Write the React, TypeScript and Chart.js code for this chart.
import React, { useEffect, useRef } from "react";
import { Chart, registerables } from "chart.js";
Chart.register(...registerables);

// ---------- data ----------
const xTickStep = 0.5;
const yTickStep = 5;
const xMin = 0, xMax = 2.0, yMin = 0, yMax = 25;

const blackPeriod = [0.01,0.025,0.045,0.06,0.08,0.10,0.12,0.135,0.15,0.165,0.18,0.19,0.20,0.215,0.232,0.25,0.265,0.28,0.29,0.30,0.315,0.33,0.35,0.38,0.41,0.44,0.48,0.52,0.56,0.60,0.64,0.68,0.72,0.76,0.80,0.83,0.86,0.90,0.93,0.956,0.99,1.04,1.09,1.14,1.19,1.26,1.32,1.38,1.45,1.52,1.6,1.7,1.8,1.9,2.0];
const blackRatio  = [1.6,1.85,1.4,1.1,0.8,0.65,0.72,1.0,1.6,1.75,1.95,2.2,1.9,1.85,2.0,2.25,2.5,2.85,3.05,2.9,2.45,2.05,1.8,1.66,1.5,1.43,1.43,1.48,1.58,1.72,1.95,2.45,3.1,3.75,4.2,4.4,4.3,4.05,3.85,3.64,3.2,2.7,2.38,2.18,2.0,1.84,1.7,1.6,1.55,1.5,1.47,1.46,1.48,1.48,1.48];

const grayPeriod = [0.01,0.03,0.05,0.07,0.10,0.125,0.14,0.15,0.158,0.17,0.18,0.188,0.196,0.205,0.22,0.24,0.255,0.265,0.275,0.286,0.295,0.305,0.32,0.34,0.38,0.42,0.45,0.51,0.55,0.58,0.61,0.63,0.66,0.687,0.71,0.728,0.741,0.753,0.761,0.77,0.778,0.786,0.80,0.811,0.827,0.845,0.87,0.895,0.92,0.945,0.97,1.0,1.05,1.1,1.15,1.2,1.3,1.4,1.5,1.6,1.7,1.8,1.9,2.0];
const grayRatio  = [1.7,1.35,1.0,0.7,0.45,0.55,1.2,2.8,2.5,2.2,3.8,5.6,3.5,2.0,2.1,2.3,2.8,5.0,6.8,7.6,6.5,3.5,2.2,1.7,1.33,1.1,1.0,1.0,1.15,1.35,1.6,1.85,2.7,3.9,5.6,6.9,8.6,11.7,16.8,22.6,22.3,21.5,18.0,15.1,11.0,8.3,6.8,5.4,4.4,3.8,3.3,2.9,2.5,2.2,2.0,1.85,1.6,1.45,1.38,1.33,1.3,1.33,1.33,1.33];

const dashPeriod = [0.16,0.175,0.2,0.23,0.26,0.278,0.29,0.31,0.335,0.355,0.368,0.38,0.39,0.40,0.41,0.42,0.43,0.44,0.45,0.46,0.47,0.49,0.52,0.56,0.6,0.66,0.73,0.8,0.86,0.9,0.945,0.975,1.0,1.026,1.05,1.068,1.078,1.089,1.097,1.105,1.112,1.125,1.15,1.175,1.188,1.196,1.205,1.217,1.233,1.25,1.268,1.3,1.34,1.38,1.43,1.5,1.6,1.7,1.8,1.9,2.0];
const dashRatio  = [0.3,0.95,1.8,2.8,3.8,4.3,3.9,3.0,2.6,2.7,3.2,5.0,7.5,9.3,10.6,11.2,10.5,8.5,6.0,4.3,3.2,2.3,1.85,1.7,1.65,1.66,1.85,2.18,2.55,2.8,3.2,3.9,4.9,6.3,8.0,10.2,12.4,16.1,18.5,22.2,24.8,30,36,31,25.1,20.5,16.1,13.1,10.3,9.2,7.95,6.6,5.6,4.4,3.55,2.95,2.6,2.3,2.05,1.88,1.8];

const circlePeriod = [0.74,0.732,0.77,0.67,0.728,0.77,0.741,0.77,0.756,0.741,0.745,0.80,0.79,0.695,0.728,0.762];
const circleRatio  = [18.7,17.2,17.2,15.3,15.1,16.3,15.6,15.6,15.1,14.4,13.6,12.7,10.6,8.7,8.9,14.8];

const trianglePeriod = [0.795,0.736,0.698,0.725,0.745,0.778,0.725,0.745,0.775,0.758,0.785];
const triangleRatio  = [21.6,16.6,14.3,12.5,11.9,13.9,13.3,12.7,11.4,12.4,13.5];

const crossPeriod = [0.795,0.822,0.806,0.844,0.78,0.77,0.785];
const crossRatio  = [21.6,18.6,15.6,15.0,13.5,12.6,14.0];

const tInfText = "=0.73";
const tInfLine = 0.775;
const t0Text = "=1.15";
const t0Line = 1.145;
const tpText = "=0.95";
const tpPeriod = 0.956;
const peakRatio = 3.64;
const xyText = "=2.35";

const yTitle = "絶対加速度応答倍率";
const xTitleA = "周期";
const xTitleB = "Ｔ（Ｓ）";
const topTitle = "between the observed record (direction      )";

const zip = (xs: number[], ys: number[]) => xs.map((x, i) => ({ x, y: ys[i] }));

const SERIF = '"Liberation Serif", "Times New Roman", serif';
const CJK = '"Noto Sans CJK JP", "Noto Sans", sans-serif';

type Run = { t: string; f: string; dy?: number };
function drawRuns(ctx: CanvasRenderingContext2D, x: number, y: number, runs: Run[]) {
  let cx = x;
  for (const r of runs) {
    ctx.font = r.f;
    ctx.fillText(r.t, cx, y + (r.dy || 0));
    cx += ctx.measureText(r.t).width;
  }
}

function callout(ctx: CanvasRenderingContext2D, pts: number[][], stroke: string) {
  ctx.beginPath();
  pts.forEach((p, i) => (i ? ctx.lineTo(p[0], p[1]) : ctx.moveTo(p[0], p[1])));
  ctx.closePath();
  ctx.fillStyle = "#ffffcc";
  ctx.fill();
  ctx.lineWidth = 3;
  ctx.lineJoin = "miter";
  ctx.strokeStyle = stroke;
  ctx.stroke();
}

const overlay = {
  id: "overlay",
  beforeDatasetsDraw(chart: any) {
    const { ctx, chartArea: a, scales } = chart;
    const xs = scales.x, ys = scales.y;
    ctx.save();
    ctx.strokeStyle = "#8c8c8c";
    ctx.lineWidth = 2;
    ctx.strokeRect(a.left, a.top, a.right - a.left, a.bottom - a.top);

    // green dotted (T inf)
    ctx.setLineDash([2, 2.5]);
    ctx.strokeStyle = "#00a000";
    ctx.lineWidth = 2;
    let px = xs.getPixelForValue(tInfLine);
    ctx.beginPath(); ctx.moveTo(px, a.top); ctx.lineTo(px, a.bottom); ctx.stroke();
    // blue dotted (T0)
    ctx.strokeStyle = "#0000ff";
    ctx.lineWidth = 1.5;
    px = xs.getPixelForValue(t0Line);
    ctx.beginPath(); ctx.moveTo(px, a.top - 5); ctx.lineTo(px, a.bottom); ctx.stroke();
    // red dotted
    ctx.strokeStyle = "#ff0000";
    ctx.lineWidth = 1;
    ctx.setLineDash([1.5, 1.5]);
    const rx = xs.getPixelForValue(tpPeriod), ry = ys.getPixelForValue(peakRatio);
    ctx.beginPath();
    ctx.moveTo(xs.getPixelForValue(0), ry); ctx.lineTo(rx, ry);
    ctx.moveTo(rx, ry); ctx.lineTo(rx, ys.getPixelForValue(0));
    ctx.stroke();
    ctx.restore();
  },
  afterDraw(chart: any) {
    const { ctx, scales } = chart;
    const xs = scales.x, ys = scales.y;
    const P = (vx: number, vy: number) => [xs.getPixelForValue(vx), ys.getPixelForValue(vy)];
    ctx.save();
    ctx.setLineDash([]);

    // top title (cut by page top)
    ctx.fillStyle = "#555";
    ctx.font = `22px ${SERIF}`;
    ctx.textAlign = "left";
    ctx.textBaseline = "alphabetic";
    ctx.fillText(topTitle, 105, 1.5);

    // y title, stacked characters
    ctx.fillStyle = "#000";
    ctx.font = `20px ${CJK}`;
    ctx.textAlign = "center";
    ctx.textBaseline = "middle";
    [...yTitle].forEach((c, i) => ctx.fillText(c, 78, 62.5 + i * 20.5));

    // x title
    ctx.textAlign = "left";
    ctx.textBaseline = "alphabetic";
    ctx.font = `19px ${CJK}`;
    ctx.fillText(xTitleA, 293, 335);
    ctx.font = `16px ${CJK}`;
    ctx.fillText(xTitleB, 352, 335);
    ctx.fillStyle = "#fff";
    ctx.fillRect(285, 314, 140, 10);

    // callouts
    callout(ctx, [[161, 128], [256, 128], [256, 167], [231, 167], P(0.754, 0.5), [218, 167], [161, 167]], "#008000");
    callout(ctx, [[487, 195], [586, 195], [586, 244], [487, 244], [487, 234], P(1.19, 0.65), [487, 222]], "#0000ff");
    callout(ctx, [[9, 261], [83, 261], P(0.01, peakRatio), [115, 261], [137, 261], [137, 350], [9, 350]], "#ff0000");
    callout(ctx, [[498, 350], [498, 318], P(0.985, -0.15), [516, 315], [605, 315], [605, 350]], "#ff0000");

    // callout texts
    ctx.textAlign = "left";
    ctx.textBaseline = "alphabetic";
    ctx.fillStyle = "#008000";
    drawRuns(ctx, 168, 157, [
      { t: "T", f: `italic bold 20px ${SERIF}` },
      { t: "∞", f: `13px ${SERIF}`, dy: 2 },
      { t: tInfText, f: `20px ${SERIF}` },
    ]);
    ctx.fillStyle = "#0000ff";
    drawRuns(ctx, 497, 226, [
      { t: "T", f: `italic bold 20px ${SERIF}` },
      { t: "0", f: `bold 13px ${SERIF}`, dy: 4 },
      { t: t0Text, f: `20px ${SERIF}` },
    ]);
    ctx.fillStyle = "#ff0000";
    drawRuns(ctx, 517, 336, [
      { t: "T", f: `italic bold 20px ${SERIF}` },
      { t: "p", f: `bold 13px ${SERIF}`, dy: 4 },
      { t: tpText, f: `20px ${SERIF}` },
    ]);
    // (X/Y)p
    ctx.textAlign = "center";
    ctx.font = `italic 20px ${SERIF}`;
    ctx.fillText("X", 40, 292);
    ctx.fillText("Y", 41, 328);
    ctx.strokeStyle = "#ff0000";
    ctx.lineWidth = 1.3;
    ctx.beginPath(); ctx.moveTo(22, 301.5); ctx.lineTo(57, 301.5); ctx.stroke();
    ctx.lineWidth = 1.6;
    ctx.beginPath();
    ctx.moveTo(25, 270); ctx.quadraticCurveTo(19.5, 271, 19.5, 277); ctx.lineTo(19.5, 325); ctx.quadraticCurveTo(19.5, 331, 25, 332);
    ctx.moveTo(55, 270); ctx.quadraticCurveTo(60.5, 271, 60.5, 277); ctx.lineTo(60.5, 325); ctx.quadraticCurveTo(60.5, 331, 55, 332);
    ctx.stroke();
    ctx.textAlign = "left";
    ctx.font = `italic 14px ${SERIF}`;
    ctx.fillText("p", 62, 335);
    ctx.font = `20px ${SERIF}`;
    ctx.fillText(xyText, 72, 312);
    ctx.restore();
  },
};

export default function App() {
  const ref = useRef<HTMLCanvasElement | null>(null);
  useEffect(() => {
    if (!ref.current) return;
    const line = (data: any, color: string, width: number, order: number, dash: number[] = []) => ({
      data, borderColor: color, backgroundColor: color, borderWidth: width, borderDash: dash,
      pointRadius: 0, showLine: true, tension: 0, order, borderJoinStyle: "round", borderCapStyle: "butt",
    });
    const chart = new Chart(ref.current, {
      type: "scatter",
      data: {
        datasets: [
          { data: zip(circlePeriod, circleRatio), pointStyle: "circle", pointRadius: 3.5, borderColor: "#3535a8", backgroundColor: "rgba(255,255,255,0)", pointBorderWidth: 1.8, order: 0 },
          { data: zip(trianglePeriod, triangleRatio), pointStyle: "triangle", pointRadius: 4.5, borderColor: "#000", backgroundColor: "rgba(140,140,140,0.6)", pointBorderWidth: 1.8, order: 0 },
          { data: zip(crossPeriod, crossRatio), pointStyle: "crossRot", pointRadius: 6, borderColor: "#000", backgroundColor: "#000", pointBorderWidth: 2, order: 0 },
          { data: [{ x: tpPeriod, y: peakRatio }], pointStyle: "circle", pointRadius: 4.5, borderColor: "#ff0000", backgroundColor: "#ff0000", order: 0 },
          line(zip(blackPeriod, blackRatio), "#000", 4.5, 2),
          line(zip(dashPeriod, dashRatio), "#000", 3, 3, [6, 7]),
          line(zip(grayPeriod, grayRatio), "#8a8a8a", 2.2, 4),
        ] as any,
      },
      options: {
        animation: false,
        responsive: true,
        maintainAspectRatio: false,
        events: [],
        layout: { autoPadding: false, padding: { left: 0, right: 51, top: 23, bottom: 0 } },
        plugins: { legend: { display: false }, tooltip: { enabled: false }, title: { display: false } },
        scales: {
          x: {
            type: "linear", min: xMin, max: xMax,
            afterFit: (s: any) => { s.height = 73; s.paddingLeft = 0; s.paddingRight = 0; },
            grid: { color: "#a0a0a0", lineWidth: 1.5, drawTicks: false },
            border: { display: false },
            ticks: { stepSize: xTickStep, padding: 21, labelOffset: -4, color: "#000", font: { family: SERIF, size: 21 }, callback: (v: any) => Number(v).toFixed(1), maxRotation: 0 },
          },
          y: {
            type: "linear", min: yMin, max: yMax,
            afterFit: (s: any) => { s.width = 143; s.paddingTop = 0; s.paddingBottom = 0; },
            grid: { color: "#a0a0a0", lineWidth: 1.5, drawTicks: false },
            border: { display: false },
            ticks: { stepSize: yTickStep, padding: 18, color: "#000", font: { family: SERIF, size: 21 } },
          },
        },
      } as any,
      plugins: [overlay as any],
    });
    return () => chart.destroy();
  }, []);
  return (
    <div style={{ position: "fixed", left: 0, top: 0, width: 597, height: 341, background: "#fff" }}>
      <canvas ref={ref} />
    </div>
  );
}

= = = = = = =

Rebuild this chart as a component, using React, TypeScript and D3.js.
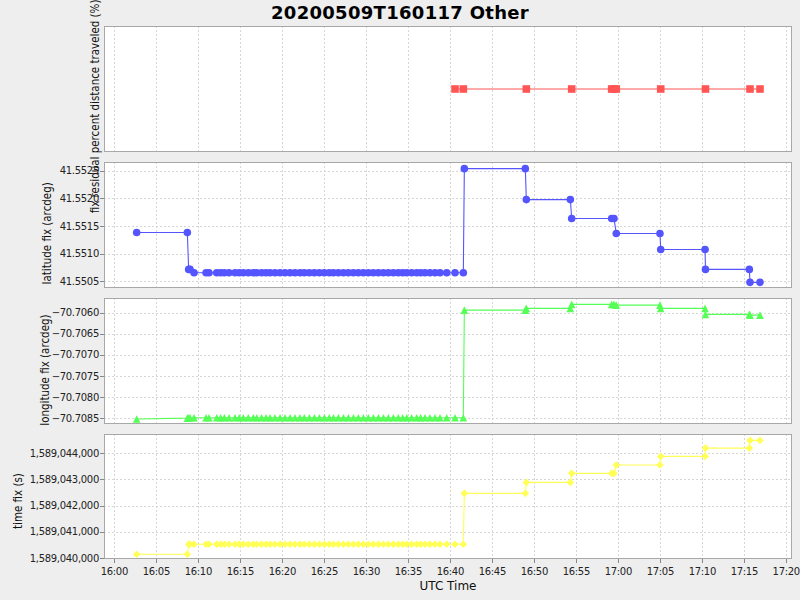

= = = = = = =

WHAT IS BEING ASKED
Find how many lines in the listing hold "TypeScript", and reply with that number only.

COMPLETE RESPONSE
2